Some time passed before I visited Blackbird again after the incident. But when I did, boy oh boy was I in for an even BIGGER treat. The next time around, all I thought to myself was: I hope I have a fun time tonight. This simple yet powerful and hopeful thought opened up a WORLD of possibility and fun that night – the most fun I had on a solo outing EVER. I made so many new friends, including beautiful fellow queer Angels who made the night all the more magical. I was bumping, grinding, whining, bouncing, besando, salseando, llorando (happy tears), y agarrando to’ los cuties del club esa noche. I was even escorted to a VIP section by a couple of cuties, but immediately made my way back out to continue vibing with the rest of the crowd. Again, the [Divine] feminines SHOWED UP and SHOWED OUT baby. But the masculines did too this time. This time a lot more of them approached me to talk and even to dance – I can’t say any of them swept me off my feet, but they still get an A for effort.
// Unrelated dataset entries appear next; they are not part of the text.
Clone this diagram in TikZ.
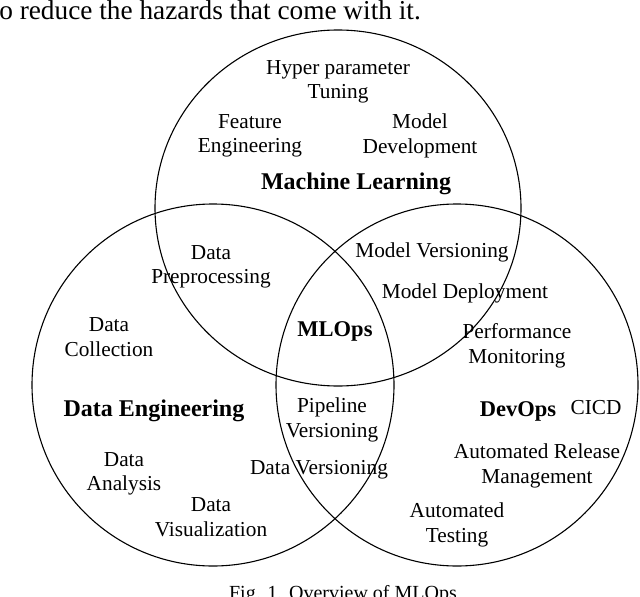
\documentclass[tikz,border=0pt]{standalone}
\usepackage{fontspec}
\setmainfont{Liberation Serif}
\begin{document}
\begin{tikzpicture}[x=1pt,y=-1pt,
  ring/.style={draw=black,line width=1.1pt},
  lbl/.style={inner sep=0pt,align=center,font=\fontsize{21.3}{24.5}\selectfont},
  head/.style={inner sep=0pt,align=center,font=\fontsize{22.5}{25}\selectfont\bfseries},
  bighead/.style={head,font=\fontsize{24}{26}\selectfont\bfseries}]
\useasboundingbox (0,0) rectangle (640,597);
\clip (0,0) rectangle (640,597);
% surrounding page text
\node[anchor=base west,inner sep=0pt,font=\fontsize{27.3}{30}\selectfont] (top) at (-8.5,19.5) {to reduce the hazards that come with it.};
\node[anchor=base,inner sep=0pt,font=\fontsize{20}{24}\selectfont] (cap) at (343,599) {Fig. 1. Overview of MLOps};
% circles
\draw[ring] (338,208) ellipse [x radius=183,y radius=178];
\draw[ring] (213,385) circle [radius=181];
\draw[ring] (457,385) circle [radius=181];
% labels
\node[lbl] (hp) at (338,82) {Hyper parameter\\Tuning};
\node[lbl] (fe) at (250,136) {Feature\\Engineering};
\node[lbl] (md) at (420,136) {Model\\Development};
\node[bighead] (ml) at (356,184) {Machine Learning};
\node[lbl] (dp) at (211,267) {Data\\Preprocessing};
\node[lbl] (mv) at (432,252) {Model Versioning};
\node[lbl] (mdep) at (465,293) {Model Deployment};
\node[head] (mlops) at (335,331) {MLOps};
\node[lbl] (pm) at (517,346) {Performance\\Monitoring};
\node[lbl] (dc) at (109,337) {Data\\Collection};
\node[bighead] (de) at (154,411) {Data Engineering};
\node[lbl] (pv) at (332,420) {Pipeline\\Versioning};
\node[head] (dev) at (518,411) {DevOps};
\node[lbl] (cicd) at (596,408) {CICD};
\node[lbl] (arm) at (537,466) {Automated Release\\Management};
\node[lbl] (da) at (124,474) {Data\\Analysis};
\node[lbl] (dv) at (319,470) {Data Versioning};
\node[lbl] (dvis) at (211,517) {Data\\Visualization};
\node[lbl] (at) at (457,525) {Automated\\Testing};
\end{tikzpicture}
\end{document}
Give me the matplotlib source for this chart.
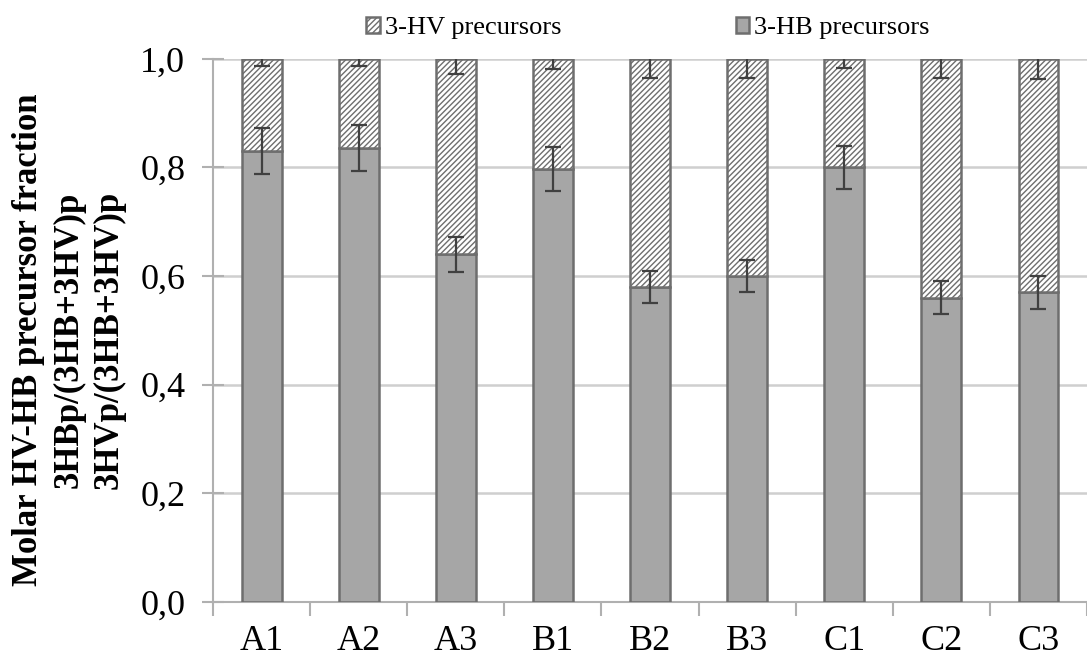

After dancing the night away to my feet and heart’s content, I was finally ready to leave Blackbird. Thankfully, this time it was on a much higher note than the last – I was even invited to get food afterwards by a kind and fine gentleman. I could not have asked for a better night. And all this was because I learned the lesson from my previous visit and let go of expectations, leaving ample space for the Universe to surprise me in the most beautiful way. Not only did I regain and multiply the magic I had lost at Blackbird after the prior incident, but I also recovered more of the confidence, self-assurance, and magic I had lost after my traumatic experience in academia.
It’s funny how such an unrelated and seemingly trivial event – dancing at the club – could help heal the remnants of this massive and deep-seated wound. It just goes to show that even when it least feels like it, the Universe/Source/God/Spirit is always working in favor of our Highest Good. Had I let the hurt and humiliation of my experiences keep me down, I would not have been able to reap the Divine blessings that resulted from my willingness and determination to try again in a more elevated way.
And make no mistake my Loves, Karma will come for all the mean bullies and arrogant gatekeepers. It may take time, but it is simply the law of the Universe.
1 Shout-out to all the beautiful friends who stood by me and offered their support during that very difficult time!